Every day I talk to people who are looking for facts and answers.  Libraries have lots of resources and services for factual questions, and I love showing people how to use them!

It’s only fair to point out, though, that libraries also house questions:  the big ones, about life, the universe, and everything.  And while librarians can’t tell you who to vote for, what deity to worship, or how to handle your in-laws, we can give you lots of information about such topics so you can make the best decisions for yourself.

If that sounds somewhat less than reassuring, take comfort in the fact that human beings have been trying to make sense of shenanigans on our crazy little blue planet for thousands of years. Religion, science and philosophy are three useful theoretical frameworks for this kind of exploration, but I’ve always been kind of partial to mythology as a way of searching for meaning. By examining the legends and archetypes of bygone days, you can learn a lot about storytelling, problem-solving, and meaning-making, three human functions that aren’t going away anytime soon.  
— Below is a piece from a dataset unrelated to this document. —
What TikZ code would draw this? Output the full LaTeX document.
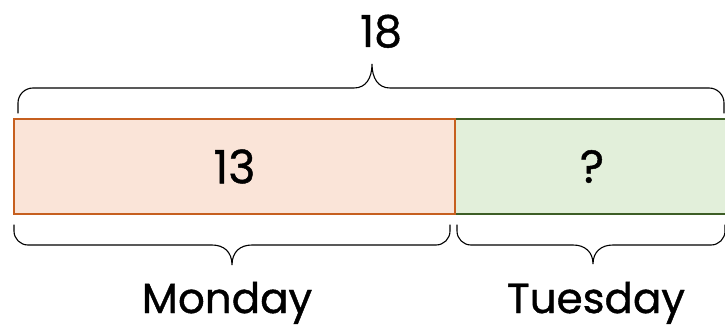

Here are just a few of the many books on mythology that you can borrow from the Carnegie Library:

A lot of people, myself included, first get hooked on mythology via the classic texts by Hamilton, Bulfinch, Campbell, or Frazer, and you can’t go wrong starting with any one of them.  If you can’t get to the library right away, you might want to look at The Encyclopedia Mythica, a great internet resource that’s organized by geographic region; it also contains a section on Arthurian legends and an image gallery, among other research goodies.  Once you find something interesting there, you can do a catalog search to see what, if any, materials the library has on your myth/legend/hero(ine)/archetype of choice.

By now it should be obvious that when you say “myth,” the Carnegie Library says “Yes!” Mythology can be pretty heady stuff, though, so if you start to get overwhelmed, you might want to kick back and ponder The Meaning of Life instead.